2. It cannot be said with certainty which two studies these were. The possibilities include Houses (F 759 / JH 1988), Thatched cottages and houses (F 805 / JH 1989) and Thatched cottages (F 792 / JH 1987).
[922] [923]
3. It is not known which painters were among this ‘colony of Americans’.
4. Vincent was staying at the Auberge Ravoux. During Theo’s visit, the brothers had apparently discussed the possibility of renting a house together.
5. Coincidentally, on the day Van Gogh wrote this, he received word from Marie Ginoux about his furniture (see letter 882).
6. The first of these letters is letter 871; the other two are not known. Van Gogh’s third letter crossed letter 882 from Madame Ginoux.
a. Read: ‘besoin urgent’.
7. A louis was a coin worth 20 francs.
8. Van Gogh is referring to the commotion caused in Arles by the first attack of his illness. See letter 750.
b. Read: ‘cela s’était plutôt aggravé’.
9. Theo rented a room at Tanguy’s, where he stored Vincent’s paintings (see letter 792).
10. For the exhibition of Raffaëlli’s work, see letter 876, n. 1.
11. Cretonne is a strong linen fabric. Theo must have told Vincent something he also wrote to Willemien: ‘The Raffaëlli exhibition is attracting a lot of people and things are also being sold, but I liked the Pissarros more ... On this occasion I had electric light installed that is very satisfactory and will be particularly useful this winter. One highly original idea of Raffaëlli was to cover the walls of one of the rooms in the gallery completely with light cretonne. It looks rather odd but very jolly and the paintings look good against it’ (FR b931, 2 June 1890).
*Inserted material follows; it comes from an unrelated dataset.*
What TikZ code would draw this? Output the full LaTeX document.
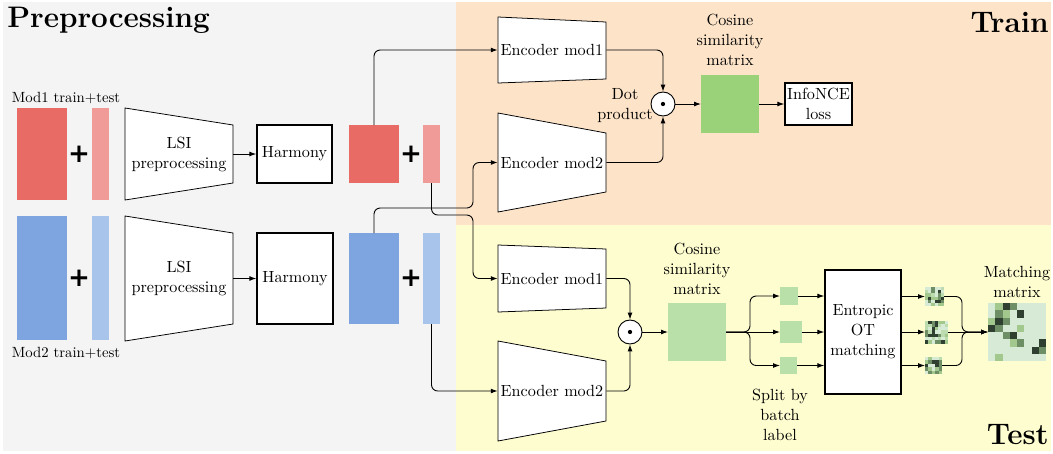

12. Jules Chéret was known especially for his posters announcing concerts in theatres and café-chantants. Perhaps this is why Van Gogh associates an exhibition in a café with him in particular. Chéret’s work was exhibited in Paris: in 1888 at Theo’s in boulevard Montmartre (three posters), in 1889 at Durand-Ruel’s, and in 1889-1890 in the Théâtre d’Application. See K.G. Saur, Allgemeines Künstler-Lexicon. Die bildenden Künstler aller Zeiten und Völker. Munich and Leipzig 1998, vol. 18, pp. 439-443, Merlhès, Correspondance Gauguin 1984, p. 512, and exhib. cat. New York 1986, p. 206.